My advice to you is to buy your salesman’s sample kit, spend a couple of weeks seeing if anybody wants a knife or two, then cut your losses and run away to a real job with real hours and real usefulness on a resume. Also, they’ll probably have pocket knives as a giveaway for a customer’s first order. Try to get one for yourself - they’re damned useful and sharp enough to shave with.

What’s so flawed about it? And how do I suffer if I motivate myself to strive to be successful? It’s not like I have anything to lose. Its more productive than doing nothing this summer, and it’s job experience.

My name is Umbriel, and I too worked for Vector Marketing in college…

HI UMBRIEL!

This was back in 1983. I don’t remember them making any claims for their office or region, though I guess they might have. I agree with everything Kilt-wearin’ Man said regarding the quality (and price) of the product, and the dynamics of the marketing program. I still have my sample set too, along with various pieces that my parents and grandmother bought and later gave me when I moved out on my own.

My family/friends contact chain petered out pretty quickly, though I sold a number of spatula/spreaders, and made a nice buck on a loophole that they may well have sealed by now. The knives came with a 90-day, no-questions-asked return policy. My mechanic bought the then top-of-the-line $950 Homemaker set for his wife, who was probably appalled at the price and returned them some weeks later. I, meanwhile, kept the commission on the sale. I didn’t take the obvious next step of trying to pull any acquaintence with a credit card into a kickback scheme, but Incubus might want to keep it in mind if things don’t work out…

One of my sales pitches was to an elderly former neighbor who showed me a Cutco meat knife she had, purchased back in the '50s. Looked like new, except for the wooden “wedge lock” handle in place of the modern themal resin one. Contrary to the sales pitch, the “Double D” edge does indeed get a bit dull after 30 years or so.

I did manage to win a pocket knife (since lost, alas) and a fish fileting knife as sales incentives before I quit, though I had to fight for the latter. Resigning was a bit like I imagine trying to quit the Church of Scientology must be like, and I was informed that the fileting knife was “intended to encourage sales”. I insisted that I had earned it, and the Manager and Asst. Manager grudgingly produced a beat-up old sample for me.

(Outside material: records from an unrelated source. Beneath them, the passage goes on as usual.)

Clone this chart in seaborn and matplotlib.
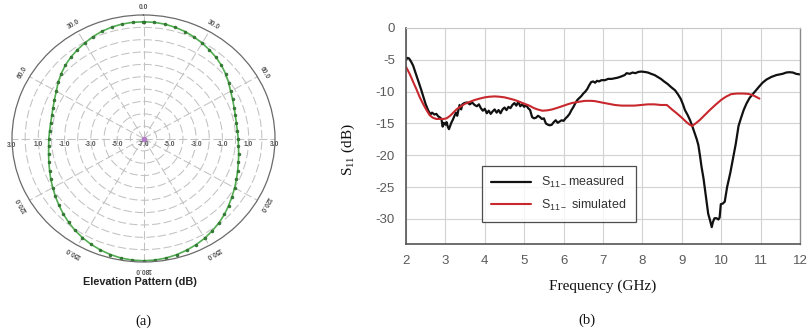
import numpy as np
import pandas as pd
import matplotlib
matplotlib.use("Agg")
import matplotlib.pyplot as plt
import matplotlib.transforms as mtransforms
import seaborn as sns

# ---------------- data ----------------
# (a) elevation pattern, dB, every 5 degrees clockwise from top
pattern_theta_deg = list(range(0, 360, 5))
pattern_db = [2.45, 2.44, 2.40, 2.32, 2.22, 2.08, 1.92, 1.75, 1.58, 1.38, 1.15, 0.90, 0.65, 0.48, 0.33, 0.23, 0.17, 0.16, 0.20,
              0.25, 0.35, 0.47, 0.62, 0.80, 1.00, 1.22, 1.45, 1.70, 1.92, 2.12, 2.32, 2.48, 2.62, 2.74, 2.83, 2.88, 2.90,
              2.88, 2.83, 2.73, 2.60, 2.45, 2.28, 2.08, 1.86, 1.63, 1.40, 1.18, 0.97, 0.78, 0.60, 0.45, 0.33, 0.24, 0.20,
              0.17, 0.17, 0.22, 0.32, 0.47, 0.66, 0.92, 1.17, 1.40, 1.60, 1.77, 1.93, 2.10, 2.24, 2.34, 2.41, 2.44]
radial_ticks = [-7, -5, -3, -1, 1, 3]
angle_labels = [0, 30, 60, 120, 150, 180]

# (b) S11
freq_meas = [2.00, 2.04, 2.08, 2.13, 2.18, 2.24, 2.31, 2.38, 2.44, 2.50, 2.56, 2.62, 2.66, 2.72, 2.77, 2.82, 2.87, 2.90,
             2.93, 2.96, 3.00, 3.03, 3.06, 3.09, 3.12, 3.15, 3.19, 3.23, 3.27, 3.30, 3.33, 3.36, 3.40, 3.43, 3.48, 3.55,
             3.62, 3.68, 3.74, 3.80, 3.85, 3.90, 3.95, 4.00, 4.05, 4.10, 4.15, 4.20, 4.25, 4.30, 4.35, 4.40, 4.45, 4.50,
             4.55, 4.60, 4.65, 4.70, 4.75, 4.80, 4.85, 4.90, 4.95, 5.00, 5.05, 5.10, 5.15, 5.20, 5.25, 5.30, 5.35, 5.40,
             5.45, 5.50, 5.55, 5.60, 5.65, 5.70, 5.75, 5.80, 5.85, 5.90, 5.95, 6.00, 6.05, 6.10, 6.15, 6.20, 6.25, 6.30,
             6.35, 6.40, 6.45, 6.50, 6.55, 6.60, 6.65, 6.70, 6.75, 6.80, 6.85, 6.90, 6.96, 7.05, 7.13, 7.22, 7.30, 7.38,
             7.47, 7.55, 7.60, 7.68, 7.75, 7.82, 7.90, 7.97, 8.05, 8.14, 8.22, 8.31, 8.39, 8.47, 8.55, 8.64, 8.73, 8.83,
             8.90, 8.97, 9.03, 9.08, 9.15, 9.21, 9.27, 9.33, 9.38, 9.42, 9.46, 9.50, 9.55, 9.59, 9.63, 9.67, 9.72, 9.76,
             9.79, 9.83, 9.88, 9.93, 9.96, 9.99, 10.04, 10.09, 10.15, 10.23, 10.30, 10.37, 10.44, 10.50, 10.57, 10.64,
             10.72, 10.80, 10.88, 10.95, 11.05, 11.15, 11.27, 11.40, 11.56, 11.65, 11.73, 11.82, 11.90, 12.00]
s11_meas = [-5.0, -4.7, -4.8, -5.3, -5.9, -7.0, -8.3, -9.6, -10.8, -12.0, -12.9, -13.6, -13.3, -13.6, -13.5, -13.9, -14.1, -14.3,
            -15.5, -14.9, -15.2, -14.8, -15.5, -15.9, -15.4, -14.9, -14.4, -13.8, -13.3, -13.8, -12.9, -12.1, -12.8, -12.0, -11.8, -11.7,
            -12.0, -11.7, -12.1, -12.3, -12.0, -12.6, -13.0, -12.7, -13.4, -13.0, -13.5, -13.1, -12.8, -13.3, -12.9, -13.4, -12.8, -12.5,
            -12.9, -12.4, -12.6, -12.1, -11.8, -12.2, -11.6, -12.3, -12.0, -12.4, -12.1, -12.6, -12.9, -14.0, -14.2, -14.1, -13.8, -14.0,
            -14.3, -14.2, -15.0, -15.2, -15.3, -15.2, -14.8, -14.5, -14.9, -14.7, -14.5, -14.6, -14.2, -13.9, -13.5, -12.9, -12.4, -11.8,
            -11.3, -11.0, -10.7, -10.3, -10.0, -9.6, -9.0, -8.5, -8.4, -8.6, -8.3, -8.4, -8.2, -8.2, -8.0, -8.0, -7.9, -7.8,
            -7.6, -7.4, -7.1, -7.2, -7.0, -7.1, -6.9, -6.85, -6.9, -7.0, -7.2, -7.4, -7.7, -8.0, -8.4, -8.8, -9.3, -9.8,
            -10.4, -11.1, -12.0, -12.9, -13.7, -14.5, -15.5, -16.6, -17.5, -18.4, -20.0, -21.8, -23.6, -25.5, -27.4, -29.2, -30.3, -31.3,
            -30.5, -29.9, -29.9, -30.1, -29.8, -27.7, -27.6, -27.3, -25.0, -22.8, -20.5, -18.2, -15.4, -14.2, -12.9, -11.9,
            -11.0, -10.4, -9.8, -9.3, -8.6, -8.1, -7.7, -7.4, -7.2, -7.0, -6.95, -7.0, -7.2, -7.3]
freq_sim = [2.0, 2.1, 2.18, 2.27, 2.35, 2.44, 2.52, 2.6, 2.68, 2.77, 2.86, 2.95, 3.03, 3.12, 3.2, 3.28, 3.37, 3.5, 3.62, 3.75,
            3.87, 4.0, 4.12, 4.25, 4.37, 4.5, 4.63, 4.75, 4.88, 5.0, 5.13, 5.25, 5.34, 5.46, 5.58, 5.71, 5.84, 5.96, 6.1, 6.21,
            6.38, 6.55, 6.7, 6.8, 6.96, 7.13, 7.3, 7.47, 7.65, 7.8, 7.97, 8.14, 8.3, 8.47, 8.62, 8.75, 8.87, 9.0, 9.12, 9.2,
            9.26, 9.35, 9.45, 9.58, 9.71, 9.85, 10.0, 10.12, 10.25, 10.4, 10.55, 10.68, 10.78, 10.88, 10.97]
s11_sim = [-6.1, -7.3, -8.45, -9.7, -10.9, -12.0, -12.9, -13.7, -14.1, -14.3, -14.3, -14.3, -14.2, -13.8, -13.3, -12.8, -12.4, -11.9, -11.6, -11.3,
           -11.1, -10.9, -10.8, -10.75, -10.8, -10.9, -11.1, -11.3, -11.6, -11.9, -12.2, -12.6, -12.8, -13.0, -12.95, -12.8, -12.55, -12.3, -12.0, -11.8,
           -11.6, -11.45, -11.45, -11.5, -11.7, -11.9, -12.1, -12.2, -12.2, -12.2, -12.1, -12.0, -12.0, -12.1, -12.1, -12.8, -13.4, -14.1, -14.8, -15.2,
           -15.4, -15.0, -14.5, -13.7, -12.9, -12.1, -11.3, -10.8, -10.4, -10.3, -10.3, -10.35, -10.5, -10.8, -11.1]
x_ticks = list(range(2, 13))
y_ticks = [0, -5, -10, -15, -20, -25, -30]
legend_labels = [r"S$_{\mathregular{11-}}$measured", r"S$_{\mathregular{11-}}$ simulated"]

# ---------------- style ----------------
sns.set_theme(style="white")
plt.rcParams["font.family"] = ["Liberation Sans", "DejaVu Sans"]
plt.rcParams["axes.unicode_minus"] = False
SERIF = ["Liberation Serif", "DejaVu Serif"]

fig = plt.figure(figsize=(8.1, 3.34), dpi=100)

# ---------------- (a) polar ----------------
ax1 = fig.add_axes([12 / 810, 72 / 334, 263 / 810, 247 / 334], projection="polar")
ax1.set_aspect("auto")
ax1.set_theta_zero_location("N")
ax1.set_theta_direction(-1)
ax1.set_rlim(-7, 3)
ax1.set_rgrids(np.arange(-6, 3, 1), labels=[""] * 9)
ax1.set_thetagrids(np.arange(0, 360, 30), labels=[""] * 12)
ax1.grid(True, color="#c2c2c2", linestyle=(0, (8, 3)), linewidth=0.75)
ax1.spines["polar"].set_color("#6a6a6a")
ax1.spines["polar"].set_linewidth(0.9)
ax1.set_facecolor("white")

th = np.deg2rad(pattern_theta_deg + [360])
rr = pattern_db + [pattern_db[0]]
dfp = pd.DataFrame({"theta": th, "r": rr})
sns.lineplot(data=dfp, x="theta", y="r", ax=ax1, sort=False, color="#52ad52", linewidth=1.2,
             marker="o", markersize=2.1, markerfacecolor="#357f35", markeredgecolor="#2a682a",
             markeredgewidth=0.4)
ax1.plot([0], [-7], "o", color="#b47cc8", markersize=3, zorder=5)
ax1.set_xlabel("")
ax1.set_ylabel("")

lab_tr = mtransforms.offset_copy(ax1.transData, fig=fig, y=-6.5, units="dots")
for rv in radial_ticks:
    sides = [np.deg2rad(90), np.deg2rad(270)] if rv != -7 else [0.0]
    for tt in sides:
        ax1.text(tt, rv, f"{rv:.1f}", transform=lab_tr, ha="center", va="center",
                 fontsize=4.8, fontweight="bold", color="#555555", clip_on=False)
for a in angle_labels:
    thetas = [(a, -a)] if a in (0, 180) else [(a, -a), (360 - a, a)]
    for tdeg, rot in thetas:
        ax1.text(np.deg2rad(tdeg), 3.62, f"{a:.1f}", ha="center", va="center", rotation=rot,
                 rotation_mode="anchor", fontsize=4.8, fontweight="bold", color="#555555", clip_on=False)

fig.text(140 / 810, 1 - 282 / 334, "Elevation Pattern (dB)", ha="center", va="center",
         fontsize=7.8, fontweight="bold", color="#222222")
fig.text(143 / 810, 1 - 321.5 / 334, "(a)", ha="center", va="center", fontsize=10.5,
         family=SERIF, color="#111111")

# ---------------- (b) S11 ----------------
ax2 = fig.add_axes([406 / 810, (334 - 244.3) / 334, 394 / 810, 216.3 / 334])
dfm = pd.DataFrame({"f": freq_meas, "s": s11_meas})
dfs = pd.DataFrame({"f": freq_sim, "s": s11_sim})
sns.lineplot(data=dfm, x="f", y="s", ax=ax2, sort=False, color="#111111", linewidth=1.6, label=legend_labels[0])
sns.lineplot(data=dfs, x="f", y="s", ax=ax2, sort=False, color="#c8282d", linewidth=1.5, label=legend_labels[1])
ax2.set_xlim(2, 12)
ax2.set_ylim(-34, 0)
ax2.set_xticks(x_ticks)
ax2.set_yticks(y_ticks)
ax2.grid(True, color="#d2d2d2", linewidth=0.8)
ax2.set_axisbelow(True)
ax2.tick_params(axis="both", direction="out", length=4, width=0.8, color="#555555",
                labelcolor="#5a5a5a", labelsize=9.5, pad=4)
for s in ["left", "bottom"]:
    ax2.spines[s].set_color("#555555")
    ax2.spines[s].set_linewidth(1.2)
ax2.spines["right"].set_color("#8a8a8a")
ax2.spines["right"].set_linewidth(1.0)
ax2.spines["top"].set_color("#c8c8c8")
ax2.spines["top"].set_linewidth(0.8)

ax2.set_xlabel("Frequency (GHz)", family=SERIF, fontsize=11, color="#111111")
ax2.xaxis.label.set_va("center")
ax2.xaxis.set_label_coords(0.5, -(286 - 244.3) / 216.3)
ax2.set_ylabel(r"S$_{\mathregular{11}}$ (dB)", family=SERIF, fontsize=11, color="#111111")
ax2.yaxis.label.set_va("center")
ax2.yaxis.set_label_coords((348 - 406) / 394, (244.3 - 150) / 216.3)

leg = ax2.legend(loc="lower left", bbox_to_anchor=(0.193, 0.103), borderaxespad=0, frameon=True,
                 fancybox=False, fontsize=9, handlelength=3.2, handletextpad=0.8,
                 borderpad=0.75, labelspacing=0.6)
leg.get_frame().set_edgecolor("#222222")
leg.get_frame().set_linewidth(0.9)
for t in leg.get_texts():
    t.set_color("#333333")

fig.text(587 / 810, 1 - 320 / 334, "(b)", ha="center", va="center", fontsize=10.5,
         family=SERIF, color="#111111")

fig.savefig("out.png", dpi=100, facecolor="white")
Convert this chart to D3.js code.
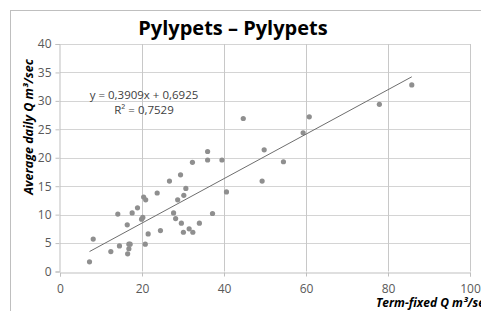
<!DOCTYPE html>
<html>
<head>
<meta charset="utf-8">
<script src="https://cdn.jsdelivr.net/npm/d3@7"></script>
<style>
  body { margin: 0; background: #fff; }
  svg { display: block; font-family: "Open Sans", sans-serif; }
</style>
</head>
<body>
<svg width="481" height="311"></svg>
<script>
// term-fixed discharge (x) vs average daily discharge (y)
var termFixed = [7.2, 8.1, 12.4, 14.1, 14.5, 16.4, 16.5, 16.8, 16.8, 17.1, 17.6, 18.9, 19.9, 20.2,
  20.4, 20.8, 20.9, 21.5, 23.7, 24.5, 26.7, 27.7, 28.2, 28.7, 29.4, 29.6, 30.1, 30.2, 30.7,
  31.5, 32.3, 32.4, 34.0, 36.0, 36.0, 37.2, 39.5, 40.6, 44.7, 49.3, 49.8, 54.5, 59.3, 60.8,
  77.9, 85.8];
var avgDaily = [1.7, 5.7, 3.5, 10.1, 4.5, 8.2, 3.1, 4.0, 4.8, 4.8, 10.3, 11.2, 9.2, 9.5,
  13.1, 4.8, 12.6, 6.6, 13.8, 7.2, 15.9, 10.3, 9.3, 12.6, 17.0, 8.5, 6.9, 13.4, 14.6,
  7.5, 19.2, 6.9, 8.5, 21.1, 19.6, 10.2, 19.6, 14.0, 26.9, 15.9, 21.4, 19.3, 24.4, 27.2,
  29.4, 32.8];
var xTicks = [0, 20, 40, 60, 80, 100];
var yTicks = [0, 5, 10, 15, 20, 25, 30, 35, 40];
var slope = 0.3909, intercept = 0.6925;

var svg = d3.select("svg");

var xScale = d3.scaleLinear().domain([0, 100]).range([60, 470]),
    yScale = d3.scaleLinear().domain([0, 40]).range([271.5, 44]);

// chart frame
svg.append("rect")
    .attr("x", 10.5).attr("y", 10.5)
    .attr("width", 480).attr("height", 310)
    .attr("fill", "none").attr("stroke", "#bfbfbf");

// grid
svg.append("g").selectAll("line").data(yTicks.slice(1))
  .enter().append("line")
    .attr("x1", xScale(0)).attr("x2", xScale(100))
    .attr("y1", function(d) { return Math.round(yScale(d)) + 0.5; })
    .attr("y2", function(d) { return Math.round(yScale(d)) + 0.5; })
    .attr("stroke", "#d4d4d4");
svg.append("g").selectAll("line").data(xTicks.slice(1))
  .enter().append("line")
    .attr("y1", yScale(0)).attr("y2", yScale(40))
    .attr("x1", function(d) { return Math.round(xScale(d)) + 0.5; })
    .attr("x2", function(d) { return Math.round(xScale(d)) + 0.5; })
    .attr("stroke", "#c8c8c8");

// axes
var xAxis = svg.append("g")
    .attr("transform", "translate(0," + (Math.round(yScale(0)) + 0.5) + ")")
    .call(d3.axisBottom(xScale).tickValues(xTicks).tickSize(4).tickPadding(8));
var yAxis = svg.append("g")
    .attr("transform", "translate(" + (Math.round(xScale(0)) - 0.5) + ",0)")
    .call(d3.axisLeft(yScale).tickValues(yTicks).tickSize(4).tickPadding(4));

svg.selectAll(".domain").attr("stroke", "#bfbfbf");
svg.selectAll(".tick line").attr("stroke", "#bfbfbf");
svg.selectAll(".tick text")
    .attr("fill", "#595959")
    .attr("font-family", "Open Sans, sans-serif")
    .attr("font-size", "12px");

// points
svg.append("g").selectAll("circle").data(termFixed)
  .enter().append("circle")
    .attr("cx", function(d) { return xScale(d); })
    .attr("cy", function(d, i) { return yScale(avgDaily[i]); })
    .attr("r", 2.6)
    .attr("fill", "#8f8f8f");

// linear trend line
var xMin = d3.min(termFixed), xMax = d3.max(termFixed);
svg.append("line")
    .attr("x1", xScale(xMin)).attr("y1", yScale(slope * xMin + intercept))
    .attr("x2", xScale(xMax)).attr("y2", yScale(slope * xMax + intercept))
    .attr("stroke", "#6e6e6e").attr("stroke-width", 1);

// equation
svg.append("text")
    .attr("x", 144).attr("y", 99)
    .attr("text-anchor", "middle")
    .attr("font-size", "11.5px").attr("fill", "#404040")
    .text("y = 0,3909x + 0,6925");
svg.append("text")
    .attr("x", 144).attr("y", 114)
    .attr("text-anchor", "middle")
    .attr("font-size", "11.5px").attr("fill", "#404040")
    .text("R² = 0,7529");

// title
svg.append("text")
    .attr("x", 233).attr("y", 35)
    .attr("text-anchor", "middle")
    .attr("font-weight", "bold")
    .attr("font-size", "20px").attr("fill", "#000")
    .text("Pylypets – Pylypets");

// axis titles
svg.append("text")
    .attr("transform", "translate(33,127) rotate(-90)")
    .attr("text-anchor", "middle")
    .attr("font-weight", "bold").attr("font-style", "italic")
    .attr("font-size", "12.5px").attr("fill", "#000")
    .text("Average daily Q m³/sec");
svg.append("text")
    .attr("x", 376).attr("y", 307)
    .attr("font-weight", "bold").attr("font-style", "italic")
    .attr("font-size", "12px").attr("fill", "#000")
    .text("Term-fixed Q m³/sec");
</script>
</body>
</html>
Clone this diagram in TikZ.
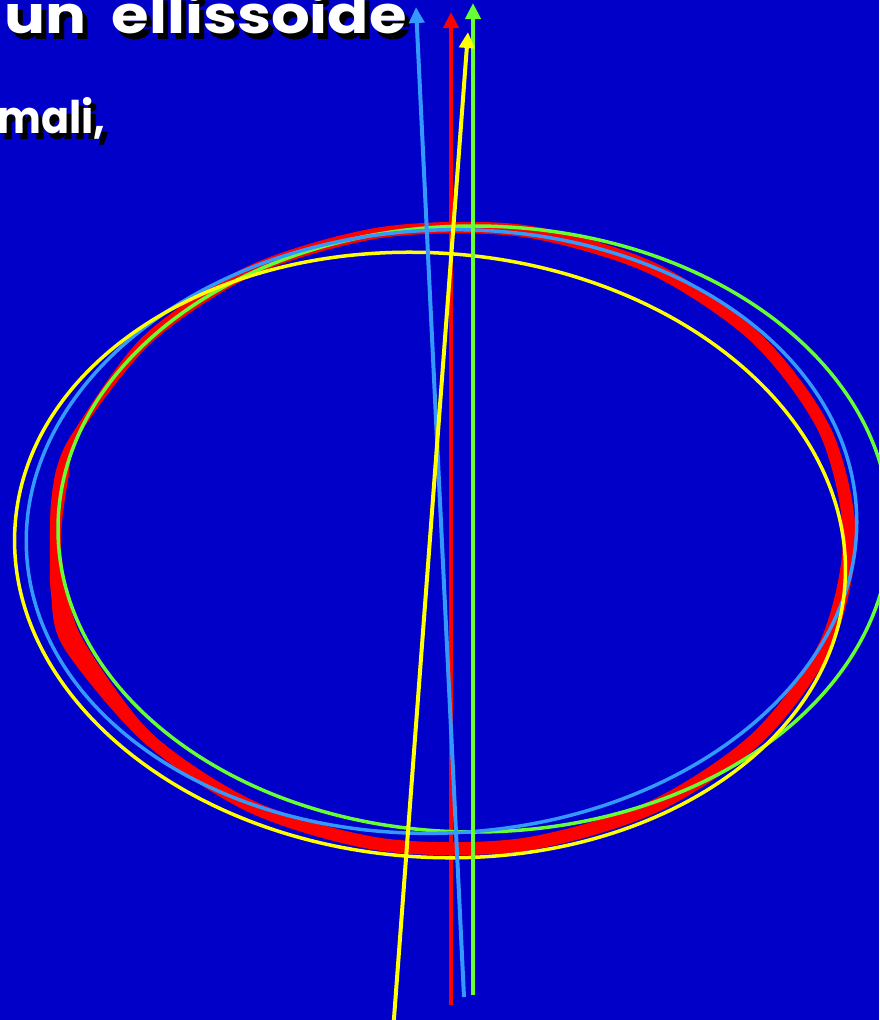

About a year ago, my wife was cutting a breaded shrimp with one of the meat knives, when the thermal resin handle snapped about an inch back from the blade (not much of a tang on the meat knives). I found Cutco on the web and mailed it off to them and received a free replacement under their lifetime warranty. I think Cutco itself (http://www.cutco.com/main/) is a class outfit, with a good (though exhorbitantly priced) product, even if its subsidiary, Vector, is a kind of morally suspect little marketing cult (and regardless of what the “DSA” might think… http://www.cutco.com/main/vector1.html).

Incubus do they still make you buy the set of knives you show off?

Not at all. We’re given a sample set to use for demos. I think the key here is to maintain the reference list, to keep the number of appointments strong. I realize now that I was a bit too hasty in the revelry of getting the job; I am being trained at it now and you can nay-say all you like but I seriously think I can pull this off. Some people did. I don’t strive for mediocrity, I strive to be the best.

What’s this ‘kickback scheme’? I would imagine it is getting friends to buy the knives for you, then they just return them before the (now) 15 day period is up. What loopholes are there?

And yes, the bay area division of Vector WAS in fact the #1 seller for 1999,2000, and 2001. The job has great potential, and there is no doubt in my mind that I could make this work out.

::shudder::

Good luck, Incubus. I almost tried Vector last summer to make some cash, but I quit after the first day of “training.” I realized that my network consisted of about five people, and from then on I’d be stuck.

That, and watching the trainer almost slice her finger off handing the demo knife to another person. Yeah, this is who I want inspiring me to get that elusive pin.

I heard the all the scam stories. I checked it out on the internet and read all the bad press. I even posted a thread here asking about it before I started working.

I decided to give it a shot. Been with Vector for almost a month. Last week I did 11 appointments. That’s maybe 20-25 hours of work at the most, including phone time and such. I’ve gotten a few promotions, so I make a pretty good commission. I made $700 dollars last week. Not too shabby for a college kid working a part-time summer job.

Incubus, here’s the deal: most people fail. It’s because they don’t know enough people, or they don’t set up enough appointments with the people they do know. The most important thing I can tell you is this: DO NOT high-pressure your family or family friends. I know your manager told you about how great the fast start contest is, but the reason they do that is so that the people who are destined to fail will at least get a few sales from their family first. The fast start prizes rock, but if you even think for a second it might not work out with Vector, don’t mess with your family before it ends (badly).

Oh, and the whole kickback return policy thing doesn’t work. If someone sends their stuff back based on the 15-day guarantee, they take the comission back.

You should definitely E-mail me, we’ll talk about it. Maybe I can help you out: to see that you don’t fail, or that if you do, you do it well (if that makes any sense). Or maybe I’ll just try to sabotage your career, so Reno can kick your office’s ass at SC1. :smiley:

I understand that its a pretty challenging job, but at this point I’m not going to let it get me down. I’m a very outgoing individual, and I know quite a few people. Realistically, I only need to work this job until school starts in late August. If I can stretch it out until then, I’ll be happy.

I understand that its a pretty challenging job, but at this point I’m not going to let it get me down. I’m a very outgoing individual, and I know quite a few people. Realistically, I only need to work this job until school starts in late August. If I can stretch it out until then, I’ll be happy.